When you lose a loved one, there are a series of emotions that can go through your head and it seems like those negative feelings may last forever. For many, their season of grief ends and they can return to normal life. For some that grief takes root and stays longer, yet for others they have even more issues healing from the trauma of loss.
In this article, we’re going to highlight terminology that sometimes gets used incorrectly. Grief is a feeling covering a wide variety of emotions that immediately follows the loss of a loved one. Chronic grief is a season of grief that continues on longer than is typically expected. Depression and depressive periods are periods of time where negative emotions begin to influence day to day life in unfavorable ways. Clinical depression is a chemical imbalance in the brain leading to symptoms that look a lot like grieving but extend far longer than normal.

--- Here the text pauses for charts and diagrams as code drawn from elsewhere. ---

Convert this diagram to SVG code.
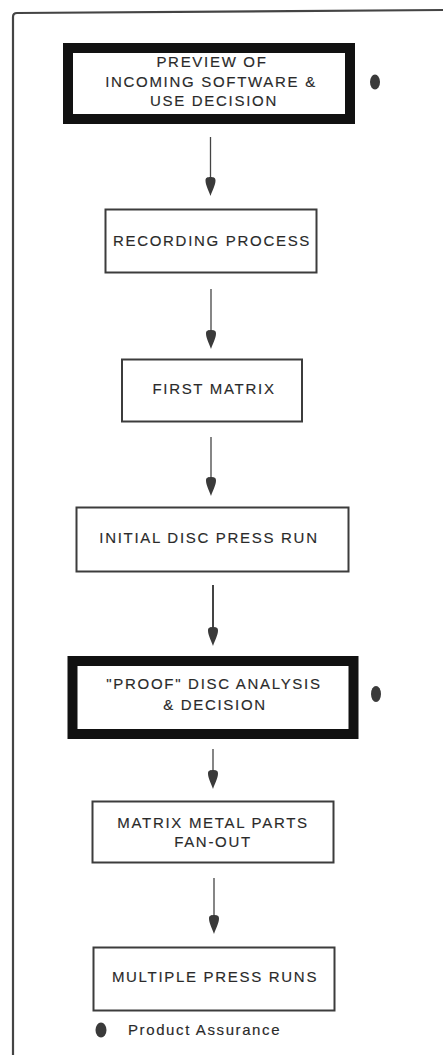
<svg xmlns="http://www.w3.org/2000/svg" width="443" height="1055" viewBox="0 0 443 1055">
<style>
  .box { fill: #fff; stroke: #3c3c3c; stroke-width: 2; }
  .thick { fill: #fff; stroke: #111; stroke-width: 10; }
  .lbl { font-family: "Liberation Sans", Arial, sans-serif; font-size: 15px; fill: #2a2a2a; stroke: #2a2a2a; stroke-width: 0.15; letter-spacing: 1.7px; text-anchor: middle; }
  .leg { font-family: "Liberation Sans", Arial, sans-serif; font-size: 15px; fill: #2a2a2a; stroke: #2a2a2a; stroke-width: 0.15; letter-spacing: 1.6px; }
  .line { stroke: #444; stroke-width: 1.3; fill: none; }
  .head { fill: #3a3a3a; }
  .dot { fill: #3a3a3a; }
  .frame { stroke: #444; stroke-width: 2.2; fill: none; }
</style>
<defs>
  <path id="ah" d="M0,19 C-2,13 -5,8 -5,3.5 C-5,0.5 -3,0 0,0 C3,0 5,0.5 5,3.5 C5,8 2,13 0,19 Z"/>
</defs>
<rect width="443" height="1055" fill="#fff"/>
<path class="frame" d="M13,1055 L13,17 Q13,13 17,13 L443,10"/>

<g id="connectors">
  <line class="line" x1="210.5" y1="137" x2="210.5" y2="178"/>
  <use href="#ah" class="head" x="210.5" y="177"/>
  <line class="line" x1="211" y1="289" x2="211" y2="332"/>
  <use href="#ah" class="head" x="211" y="330"/>
  <line class="line" x1="211" y1="437" x2="211" y2="478"/>
  <use href="#ah" class="head" x="211" y="477"/>
  <line class="line" x1="213" y1="585" x2="213" y2="628" style="stroke-width:2"/>
  <use href="#ah" class="head" x="213" y="627"/>
  <line class="line" x1="213" y1="749" x2="213" y2="771"/>
  <use href="#ah" class="head" x="213" y="770"/>
  <line class="line" x1="214" y1="878" x2="214" y2="916"/>
  <use href="#ah" class="head" x="214" y="915"/>
</g>

<g id="n1">
  <rect class="thick" x="68" y="48" width="282" height="71"/>
  <text class="lbl" x="212" y="67">PREVIEW OF</text>
  <text class="lbl" x="211" y="87">INCOMING SOFTWARE &amp;</text>
  <text class="lbl" x="214" y="106">USE DECISION</text>
  <ellipse class="dot" cx="375" cy="82" rx="5" ry="7.5"/>
</g>

<g id="n2">
  <rect class="box" x="105.5" y="209.5" width="211" height="63"/>
  <text class="lbl" x="212" y="246">RECORDING PROCESS</text>
</g>

<g id="n3">
  <rect class="box" x="122" y="359.5" width="180" height="62"/>
  <text class="lbl" x="214" y="394">FIRST MATRIX</text>
</g>

<g id="n4">
  <rect class="box" x="76.5" y="507.5" width="272" height="64"/>
  <text class="lbl" x="209" y="543">INITIAL DISC PRESS RUN</text>
</g>

<g id="n5">
  <rect class="thick" x="72.5" y="661" width="281" height="73"/>
  <text class="lbl" x="214" y="689">"PROOF" DISC ANALYSIS</text>
  <text class="lbl" x="215" y="710">&amp; DECISION</text>
  <ellipse class="dot" cx="376" cy="694" rx="5" ry="8"/>
</g>

<g id="n6">
  <rect class="box" x="92.5" y="801.5" width="241" height="61"/>
  <text class="lbl" x="213" y="828">MATRIX METAL PARTS</text>
  <text class="lbl" x="213" y="847">FAN-OUT</text>
</g>

<g id="n7">
  <rect class="box" x="93.5" y="947.5" width="241" height="63"/>
  <text class="lbl" x="215" y="982">MULTIPLE PRESS RUNS</text>
</g>

<g id="legend">
  <ellipse class="dot" cx="101" cy="1030" rx="5.5" ry="7.5"/>
  <text class="leg" x="128" y="1035">Product Assurance</text>
</g>
</svg>
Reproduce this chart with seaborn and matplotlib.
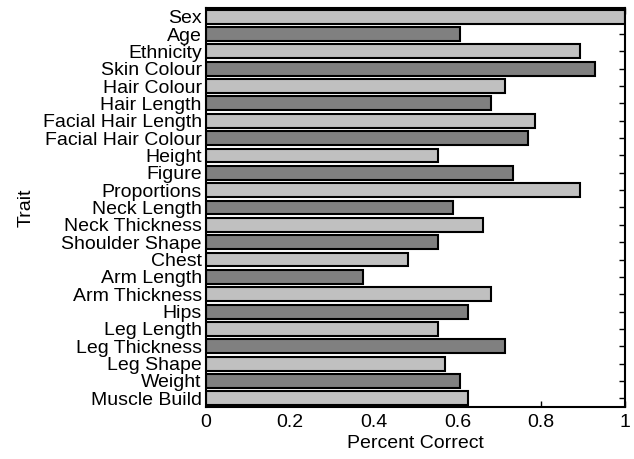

Clinical depression is a medical condition that can only be truly diagnosed by a trained therapist. It can be treated with therapy and prescription medication.
Often times, grief looks like depression from the outside looking in. The two conditions do share many similarities like sadness, lack of interest in things that the person would normally enjoy and feeling distant and withdrawn from others. The key differences between the two are mostly time and severity. Most grieve for up to a year but some do not need that much time. Anything past a year is often considered to be a depressive period or episode. Severity is also an indicator of difference. If at any point in time the symptoms go beyond just sadness and being withdrawn to thoughts or acts of self-harm, threats of violence or extreme mood swings, then this a more serious issue. Only a trained medical professional can properly diagnose depression.
Grief is not the same as depression and clinical depression is not grief. Can the loss of a loved one exacerbate the symptoms of depression? Yes. Can depression make grieving more severe? Yes. But the two are not the same and knowing the difference can help you and those around you better cope and move forward.